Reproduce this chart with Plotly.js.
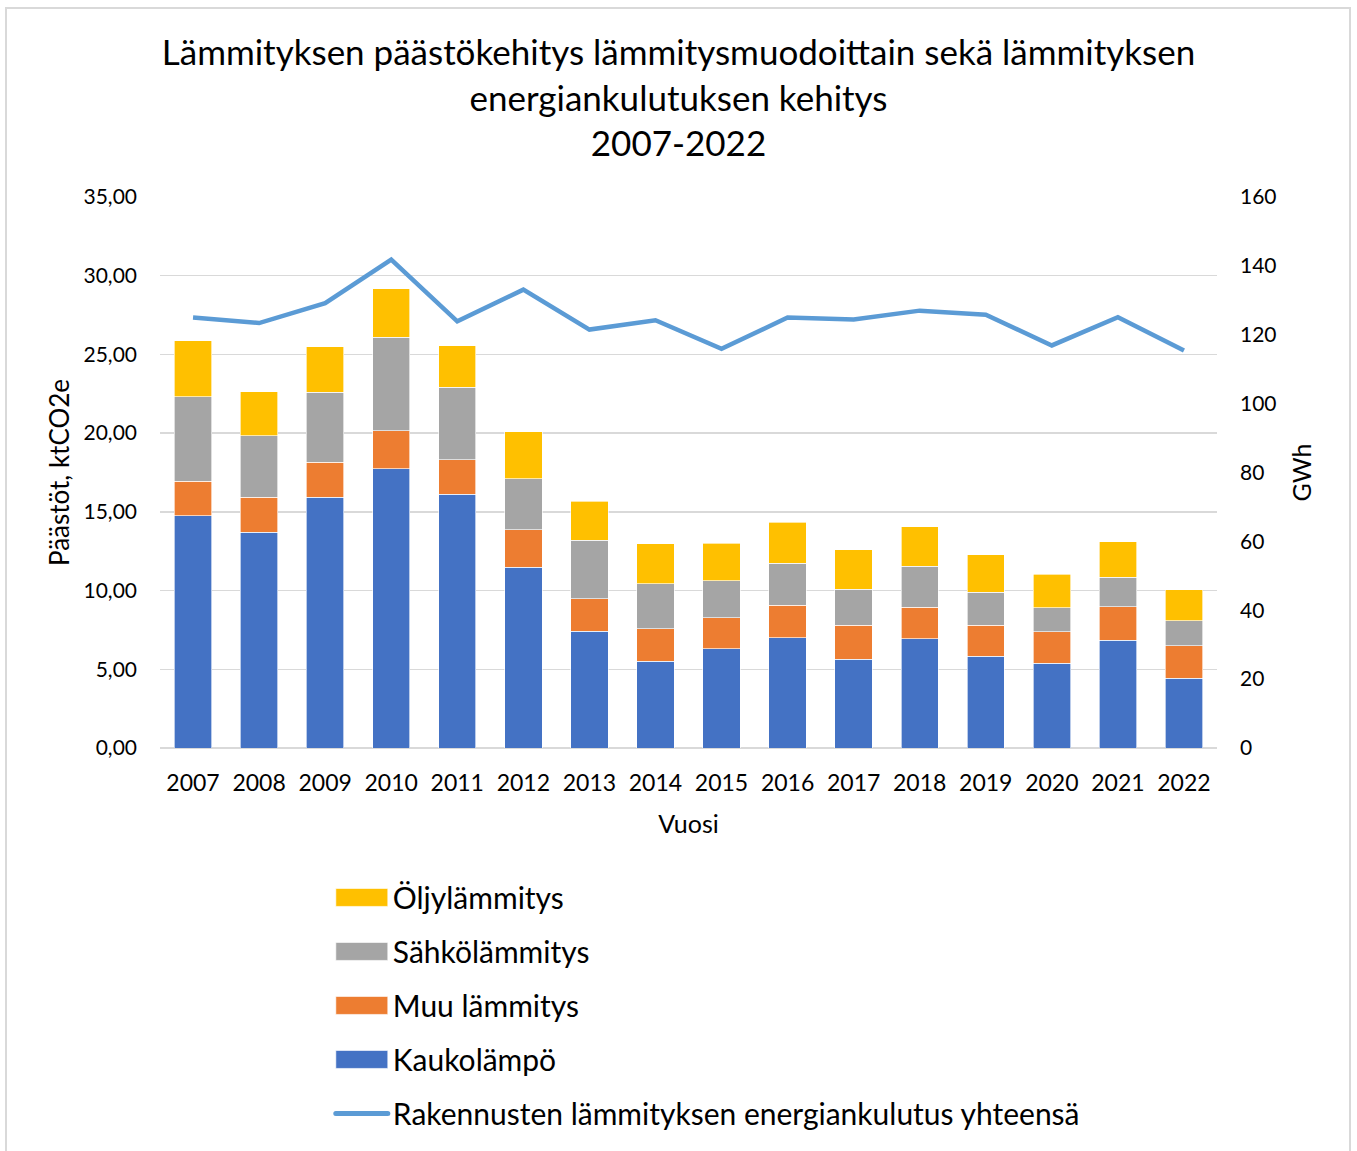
<!DOCTYPE html>
<html>
<head>
<meta charset="utf-8">
<script src="https://cdn.plot.ly/plotly-3.0.1.min.js"></script>
<style>
  html, body { margin: 0; padding: 0; background: #fff; }
  #wrap { position: relative; width: 1357px; height: 1151px; }
  #chart { position: absolute; left: 0; top: 0; width: 1357px; height: 1151px; }
  #frame { position: absolute; left: 5px; top: 7px; width: 1346px; height: 1150px;
           border: 2px solid #d9d9d9; box-sizing: border-box; pointer-events: none; }
</style>
</head>
<body>
<div id="wrap">
  <div id="chart"></div>
  <div id="frame"></div>
</div>
<script>
// ---- Data ----
const years = ["2007","2008","2009","2010","2011","2012","2013","2014","2015","2016","2017","2018","2019","2020","2021","2022"];
const kaukolampo = [14.76, 13.70, 15.92, 17.75, 16.11, 11.47, 7.41, 5.50, 6.29, 6.99, 5.65, 6.94, 5.82, 5.38, 6.84, 4.42];
const muuLammitys = [2.20, 2.22, 2.23, 2.41, 2.21, 2.38, 2.06, 2.08, 1.97, 2.09, 2.14, 1.99, 1.99, 1.99, 2.14, 2.06];
const sahkoLammitys = [5.36, 3.90, 4.44, 5.93, 4.59, 3.26, 3.72, 2.84, 2.37, 2.67, 2.29, 2.61, 2.08, 1.54, 1.88, 1.61];
const oljyLammitys = [3.54, 2.82, 2.89, 3.09, 2.63, 2.97, 2.48, 2.56, 2.39, 2.58, 2.50, 2.50, 2.37, 2.14, 2.25, 1.97];
const energiankulutus = [125.0, 123.4, 129.2, 141.8, 123.9, 133.1, 121.5, 124.2, 115.9, 125.0, 124.4, 127.0, 125.8, 116.9, 125.1, 115.4];

const leftTicks = [0, 5, 10, 15, 20, 25, 30, 35];
const leftTickText = ["0,00", "5,00", "10,00", "15,00", "20,00", "25,00", "30,00", "35,00"];
const rightTicks = [0, 20, 40, 60, 80, 100, 120, 140, 160];

const FONT = "Lato, 'Open Sans', sans-serif";
const barLine = { color: "rgba(255,255,255,0.8)", width: 0.8 };

const traces = [
  { type: "bar", name: "Kaukolämpö", x: years, y: kaukolampo,
    marker: { color: "#4472C4", line: barLine }, legendrank: 4, legendgroup: "g4" },
  { type: "bar", name: "Muu lämmitys", x: years, y: muuLammitys,
    marker: { color: "#ED7D31", line: barLine }, legendrank: 3, legendgroup: "g3" },
  { type: "bar", name: "Sähkölämmitys", x: years, y: sahkoLammitys,
    marker: { color: "#A5A5A5", line: barLine }, legendrank: 2, legendgroup: "g2" },
  { type: "bar", name: "Öljylämmitys", x: years, y: oljyLammitys,
    marker: { color: "#FFC000", line: barLine }, legendrank: 1, legendgroup: "g1" },
  { type: "scatter", mode: "lines", name: "Rakennusten lämmityksen energiankulutus yhteensä",
    x: years, y: energiankulutus, yaxis: "y2",
    line: { color: "#5B9BD5", width: 4.5, shape: "linear" }, legendrank: 5, legendgroup: "g5" }
];

const layout = {
  width: 1357, height: 1151,
  paper_bgcolor: "#fff", plot_bgcolor: "#fff",
  font: { family: FONT, color: "#000", size: 21 },
  margin: { l: 160, r: 140, t: 197, b: 403 },
  title: {
    text: "Lämmityksen päästökehitys lämmitysmuodoittain sekä lämmityksen<br>energiankulutuksen kehitys<br>2007-2022",
    font: { family: FONT, size: 35, color: "#000" },
    x: 0.5, xanchor: "center", y: 0.9435, yanchor: "top"
  },
  barmode: "stack",
  bargap: 0.435,
  showlegend: true,
  legend: {
    x: 0.1616, xanchor: "left", y: -0.224, yanchor: "top",
    orientation: "v", traceorder: "grouped", tracegroupgap: 12,
    font: { family: FONT, size: 30, color: "#000" },
    itemwidth: 52, bgcolor: "rgba(0,0,0,0)"
  },
  xaxis: {
    type: "category",
    tickfont: { family: FONT, size: 23, color: "#000" },
    ticks: "", showline: false, showgrid: false, ticklabelstandoff: 19,
    title: { text: "Vuosi", font: { family: FONT, size: 25, color: "#000" }, standoff: 20 },
    automargin: false
  },
  yaxis: {
    range: [0, 35], tickvals: leftTicks, ticktext: leftTickText,
    tickfont: { family: FONT, size: 21, color: "#000" },
    showgrid: true, gridcolor: "#d9d9d9", gridwidth: 1.3,
    zeroline: true, zerolinecolor: "#d9d9d9", zerolinewidth: 1.3,
    showline: false, ticks: "", ticklabelstandoff: 22,
    title: { text: "Päästöt, ktCO2e", font: { family: FONT, size: 26, color: "#000" }, standoff: 6 },
    automargin: false
  },
  yaxis2: {
    overlaying: "y", side: "right", range: [0, 160], tickvals: rightTicks,
    tickfont: { family: FONT, size: 21, color: "#000" },
    showgrid: false, zeroline: false, showline: false, ticks: "", ticklabelstandoff: 22,
    title: { text: "GWh", font: { family: FONT, size: 25, color: "#000" }, standoff: 17 },
    automargin: false
  }
};

Plotly.newPlot("chart", traces, layout, { staticPlot: true, displayModeBar: false }).then(function (gd) {
  // widen bar legend symbols to Excel-like rectangles
  gd.querySelectorAll(".legend path.legendbar, .legend path.legendundefined").forEach(function (p) {
    p.setAttribute("d", "M-26,9H26V-9H-26Z");
  });
  // thicker, round-capped legend line like the original
  gd.querySelectorAll(".legend path.js-line").forEach(function (p) {
    p.style.strokeWidth = "5px";
    p.style.strokeLinecap = "round";
  });
});
</script>
</body>
</html>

- THE TASK
Copy the data character for character, but drop all pictures from the copy.

- TASK SOLUTION
Reproduce this chart with Plotly.js.
<!DOCTYPE html>
<html>
<head>
<meta charset="utf-8">
<script src="https://cdn.plot.ly/plotly-3.0.1.min.js"></script>
<style>
  html, body { margin: 0; padding: 0; background: #fff; }
  #wrap { position: relative; width: 1357px; height: 1151px; }
  #chart { position: absolute; left: 0; top: 0; width: 1357px; height: 1151px; }
  #frame { position: absolute; left: 5px; top: 7px; width: 1346px; height: 1150px;
           border: 2px solid #d9d9d9; box-sizing: border-box; pointer-events: none; }
</style>
</head>
<body>
<div id="wrap">
  <div id="chart"></div>
  <div id="frame"></div>
</div>
<script>
// ---- Data ----
const years = ["2007","2008","2009","2010","2011","2012","2013","2014","2015","2016","2017","2018","2019","2020","2021","2022"];
const kaukolampo = [14.76, 13.70, 15.92, 17.75, 16.11, 11.47, 7.41, 5.50, 6.29, 6.99, 5.65, 6.94, 5.82, 5.38, 6.84, 4.42];
const muuLammitys = [2.20, 2.22, 2.23, 2.41, 2.21, 2.38, 2.06, 2.08, 1.97, 2.09, 2.14, 1.99, 1.99, 1.99, 2.14, 2.06];
const sahkoLammitys = [5.36, 3.90, 4.44, 5.93, 4.59, 3.26, 3.72, 2.84, 2.37, 2.67, 2.29, 2.61, 2.08, 1.54, 1.88, 1.61];
const oljyLammitys = [3.54, 2.82, 2.89, 3.09, 2.63, 2.97, 2.48, 2.56, 2.39, 2.58, 2.50, 2.50, 2.37, 2.14, 2.25, 1.97];
const energiankulutus = [125.0, 123.4, 129.2, 141.8, 123.9, 133.1, 121.5, 124.2, 115.9, 125.0, 124.4, 127.0, 125.8, 116.9, 125.1, 115.4];

const leftTicks = [0, 5, 10, 15, 20, 25, 30, 35];
const leftTickText = ["0,00", "5,00", "10,00", "15,00", "20,00", "25,00", "30,00", "35,00"];
const rightTicks = [0, 20, 40, 60, 80, 100, 120, 140, 160];

const FONT = "Lato, 'Open Sans', sans-serif";
const barLine = { color: "rgba(255,255,255,0.8)", width: 0.8 };

const traces = [
  { type: "bar", name: "Kaukolämpö", x: years, y: kaukolampo,
    marker: { color: "#4472C4", line: barLine }, legendrank: 4, legendgroup: "g4" },
  { type: "bar", name: "Muu lämmitys", x: years, y: muuLammitys,
    marker: { color: "#ED7D31", line: barLine }, legendrank: 3, legendgroup: "g3" },
  { type: "bar", name: "Sähkölämmitys", x: years, y: sahkoLammitys,
    marker: { color: "#A5A5A5", line: barLine }, legendrank: 2, legendgroup: "g2" },
  { type: "bar", name: "Öljylämmitys", x: years, y: oljyLammitys,
    marker: { color: "#FFC000", line: barLine }, legendrank: 1, legendgroup: "g1" },
  { type: "scatter", mode: "lines", name: "Rakennusten lämmityksen energiankulutus yhteensä",
    x: years, y: energiankulutus, yaxis: "y2",
    line: { color: "#5B9BD5", width: 4.5, shape: "linear" }, legendrank: 5, legendgroup: "g5" }
];

const layout = {
  width: 1357, height: 1151,
  paper_bgcolor: "#fff", plot_bgcolor: "#fff",
  font: { family: FONT, color: "#000", size: 21 },
  margin: { l: 160, r: 140, t: 197, b: 403 },
  title: {
    text: "Lämmityksen päästökehitys lämmitysmuodoittain sekä lämmityksen<br>energiankulutuksen kehitys<br>2007-2022",
    font: { family: FONT, size: 35, color: "#000" },
    x: 0.5, xanchor: "center", y: 0.9435, yanchor: "top"
  },
  barmode: "stack",
  bargap: 0.435,
  showlegend: true,
  legend: {
    x: 0.1616, xanchor: "left", y: -0.224, yanchor: "top",
    orientation: "v", traceorder: "grouped", tracegroupgap: 12,
    font: { family: FONT, size: 30, color: "#000" },
    itemwidth: 52, bgcolor: "rgba(0,0,0,0)"
  },
  xaxis: {
    type: "category",
    tickfont: { family: FONT, size: 23, color: "#000" },
    ticks: "", showline: false, showgrid: false, ticklabelstandoff: 19,
    title: { text: "Vuosi", font: { family: FONT, size: 25, color: "#000" }, standoff: 20 },
    automargin: false
  },
  yaxis: {
    range: [0, 35], tickvals: leftTicks, ticktext: leftTickText,
    tickfont: { family: FONT, size: 21, color: "#000" },
    showgrid: true, gridcolor: "#d9d9d9", gridwidth: 1.3,
    zeroline: true, zerolinecolor: "#d9d9d9", zerolinewidth: 1.3,
    showline: false, ticks: "", ticklabelstandoff: 22,
    title: { text: "Päästöt, ktCO2e", font: { family: FONT, size: 26, color: "#000" }, standoff: 6 },
    automargin: false
  },
  yaxis2: {
    overlaying: "y", side: "right", range: [0, 160], tickvals: rightTicks,
    tickfont: { family: FONT, size: 21, color: "#000" },
    showgrid: false, zeroline: false, showline: false, ticks: "", ticklabelstandoff: 22,
    title: { text: "GWh", font: { family: FONT, size: 25, color: "#000" }, standoff: 17 },
    automargin: false
  }
};

Plotly.newPlot("chart", traces, layout, { staticPlot: true, displayModeBar: false }).then(function (gd) {
  // widen bar legend symbols to Excel-like rectangles
  gd.querySelectorAll(".legend path.legendbar, .legend path.legendundefined").forEach(function (p) {
    p.setAttribute("d", "M-26,9H26V-9H-26Z");
  });
  // thicker, round-capped legend line like the original
  gd.querySelectorAll(".legend path.js-line").forEach(function (p) {
    p.style.strokeWidth = "5px";
    p.style.strokeLinecap = "round";
  });
});
</script>
</body>
</html>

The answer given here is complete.